The encouraged the use of ‘Rendezvous’, now ‘Bonjour’ for automatic discovery of network devices.
They popularized the use of wireless (802.11) by adopting these standards early.
They support next generation agreed upon standards for video and audio (H.264 and AAC).
They have hired an open source guru Ron Hubbard who is actively working on open source projects.
They created a kick-ass browser and gave the core of it away.
You can’t please all the people all the time. OSS zealots, please leave this discussion thread and let the Mac people provide feedback on Tiger, so that other Mac folks can determine what Tiger can do for them.
Ha! One could also say-But for Apple and Microsoft, there would be no need for OSS!
I think people are getting confused between supporting standards vs open source. Apple has done much in this regard compared to any other company.
They invented and established Firewire standards.

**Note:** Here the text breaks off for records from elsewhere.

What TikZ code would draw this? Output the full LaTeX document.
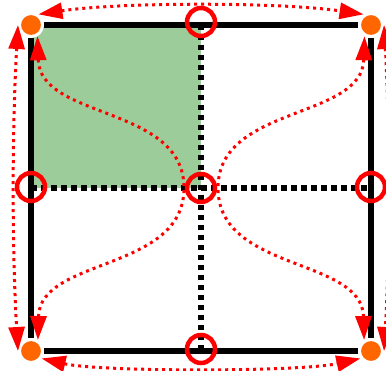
\documentclass[tikz,border=0pt]{standalone}
\usepackage{tikz}
\usetikzlibrary{arrows.meta}
\definecolor{quad}{RGB}{155,204,153}
\definecolor{dot}{RGB}{255,102,0}

\begin{document}
\begin{tikzpicture}[x=1pt, y=-1pt,
    corner/.style={circle, fill=dot, draw=white, line width=3pt, inner sep=0pt, minimum size=23pt},
    ring/.style={circle, draw=red, line width=4.5pt, inner sep=0pt, minimum size=28pt},
    side/.style={line width=6pt},
    half/.style={line width=5.5pt, dash pattern=on 5.5pt off 4.5pt},
    flow/.style={red, line width=3pt, dash pattern=on 3pt off 4pt,
      {Triangle[length=24pt,width=16pt]}-{Triangle[length=24pt,width=16pt]}}]

    \useasboundingbox (0,0) rectangle (386,371);
    \clip (0,0) rectangle (386,371);

    \fill[quad] (31,25) rectangle (201,188);
    \coordinate (mt) at (201,25);
    \coordinate (mb) at (201,351);
    \coordinate (ml) at (31,188);
    \coordinate (mr) at (371,188);
    \draw[half] (mt) -- (mb);
    \draw[half] (ml) -- (mr);

    \node[corner] (tl) at (31,25)  {};
    \node[corner] (tr) at (371,25) {};
    \node[corner] (bl) at (31,351) {};
    \node[corner] (br) at (371,351) {};
    \foreach \a/\b in {tl/tr, tr/br, br/bl, bl/tl} \draw[side] (\a) -- (\b);

    \node[ring] (rt) at (201,22)  {};
    \node[ring] (rl) at (31,187)  {};
    \node[ring] (rc) at (201,188) {};
    \node[ring] (rr) at (371,187) {};
    \node[ring] (rb) at (201,349) {};

    \draw[flow] (tl.55) .. controls (120,2) and (280,2) .. (tr.125);
    \draw[flow] (tl.west) .. controls (12,130) and (12,250) .. (bl.west);
    \draw[flow] (tr.east) .. controls (390,130) and (390,250) .. (br.east);
    \draw[flow] (bl.-35) .. controls (100,372) and (300,372) .. (br.-145);
    \draw[flow] (tl.-60) .. controls (40,120) and (184,105) .. (184,188)
                        .. controls (184,272) and (40,257) .. (bl.58);
    \draw[flow] (tr.-120) .. controls (362,120) and (218,105) .. (218,188)
                         .. controls (218,272) and (362,257) .. (br.122);
\end{tikzpicture}
\end{document}
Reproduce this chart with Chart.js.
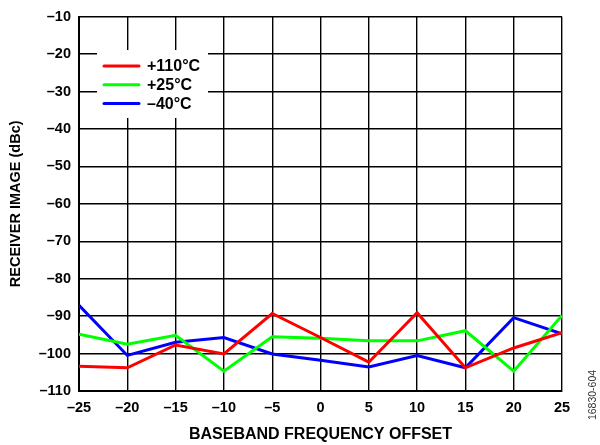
<!DOCTYPE html>
<html>
<head>
<meta charset="utf-8">
<script src="https://cdn.jsdelivr.net/npm/chart.js@4/dist/chart.umd.min.js"></script>
<style>
  html, body { margin: 0; padding: 0; background: #fff; }
  #wrap { width: 600px; height: 445px; }
</style>
</head>
<body>
<div id="wrap"><canvas id="chart" width="600" height="445"></canvas></div>
<script>
// Offsets (x axis)
const offsets = [-25, -20, -15, -10, -5, 0, 5, 10, 15, 20, 25];

// Receiver image (dBc) per temperature
const hot110 = [-103.4, -103.8, -97.7, -100.1, -89.3, -95.7, -102.3, -89.1, -103.8, -98.5, -94.4];
const room25 = [-94.8, -97.5, -95.1, -104.7, -95.5, -95.9, -96.6, -96.6, -93.9, -104.7, -89.8];
const cold40 = [-87.1, -100.5, -97.0, -95.7, -100.1, -101.8, -103.6, -100.5, -103.8, -90.4, -94.7];

const seriesLabels = ['+110°C', '+25°C', '\u201340°C'];
const seriesColors = ['#ff0000', '#00ff00', '#0000ff'];

const yMin = -110, yMax = -10, yStep = 10;
const xMin = -25, xMax = 25, xStep = 5;

const FONT = 'Liberation Sans, Arial, Helvetica, sans-serif';
const dash = v => (v < 0 ? '\u2013' + Math.abs(v) : String(v));

const toPoints = arr => arr.map((v, i) => ({ x: offsets[i], y: v }));

// legend box inside the plot, drawn under the lines
const insideLegend = {
  id: 'insideLegend',
  beforeDatasetsDraw(chart) {
    const ctx = chart.ctx;
    ctx.save();
    ctx.fillStyle = '#fff';
    ctx.fillRect(97, 50, 111, 68);
    ctx.font = 'bold 16px ' + FONT;
    ctx.textBaseline = 'middle';
    ctx.textAlign = 'left';
    chart.data.datasets.forEach((ds, i) => {
      const y = 66 + i * 18.8;
      ctx.strokeStyle = ds.borderColor;
      ctx.lineWidth = 3;
      ctx.lineCap = 'round';
      ctx.beginPath();
      ctx.moveTo(104, y);
      ctx.lineTo(139, y);
      ctx.stroke();
      ctx.fillStyle = '#000';
      ctx.fillText(ds.label, 147, y + 1);
    });
    ctx.restore();
  }
};

// figure number on the right edge
const sideNote = {
  id: 'sideNote',
  afterDraw(chart) {
    const ctx = chart.ctx;
    ctx.save();
    ctx.translate(593, 395);
    ctx.rotate(-Math.PI / 2);
    ctx.font = '10.5px ' + FONT;
    ctx.fillStyle = '#333';
    ctx.textAlign = 'center';
    ctx.textBaseline = 'middle';
    ctx.fillText('16830-604', 0, 0);
    ctx.restore();
  }
};

const datasets = [hot110, room25, cold40].map((arr, i) => ({
  label: seriesLabels[i],
  data: toPoints(arr),
  borderColor: seriesColors[i],
  backgroundColor: seriesColors[i],
  borderWidth: 3,
  pointRadius: 0,
  tension: 0,
  fill: false
}));

new Chart(document.getElementById('chart'), {
  type: 'line',
  data: { datasets },
  options: {
    responsive: false,
    animation: false,
    layout: { padding: { top: 11, right: 38, left: 0, bottom: 0 } },
    plugins: { legend: { display: false }, tooltip: { enabled: false } },
    scales: {
      x: {
        type: 'linear',
        min: xMin, max: xMax,
        afterFit: s => { s.height = 54; },
        ticks: {
          stepSize: xStep,
          padding: 8,
          color: '#000',
          font: { family: FONT, size: 14.5, weight: 'bold' },
          callback: v => dash(v)
        },
        grid: { color: '#000', lineWidth: 1.4, drawTicks: false },
        border: { color: '#000', width: 2 },
        title: {
          display: true,
          text: 'BASEBAND FREQUENCY OFFSET',
          color: '#000',
          font: { family: FONT, size: 16, weight: 'bold' },
          padding: { top: 2, bottom: 1 }
        }
      },
      y: {
        min: yMin, max: yMax,
        afterFit: s => { s.width = 79; },
        ticks: {
          stepSize: yStep,
          padding: 8,
          color: '#000',
          font: { family: FONT, size: 14.5, weight: 'bold' },
          callback: v => dash(v)
        },
        grid: { color: '#000', lineWidth: 1.4, drawTicks: false },
        border: { color: '#000', width: 2 },
        title: {
          display: true,
          text: 'RECEIVER IMAGE (dBc)',
          color: '#000',
          font: { family: FONT, size: 14.5, weight: 'bold' },
          padding: { top: 7, bottom: 0 }
        }
      }
    }
  },
  plugins: [insideLegend, sideNote]
});
</script>
</body>
</html>
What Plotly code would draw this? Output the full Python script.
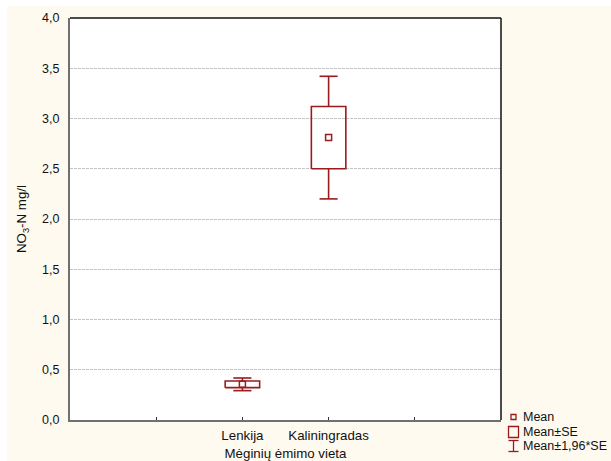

The popularized the adoption of USB (removing all legacy ports on iMacs and other products).
The encouraged the use of ‘Rendezvous’, now ‘Bonjour’ for automatic discovery of network devices.
They popularized the use of wireless (802.11) by adopting these standards early.
They support next generation agreed upon standards for video and audio (H.264 and AAC).
They have hired an open source guru Ron Hubbard who is actively working on open source projects.
They created a kick-ass browser and gave the core of it away.
You can’t please all the people all the time. OSS zealots, please leave this discussion thread and let the Mac people provide feedback on Tiger, so that other Mac folks can determine what Tiger can do for them.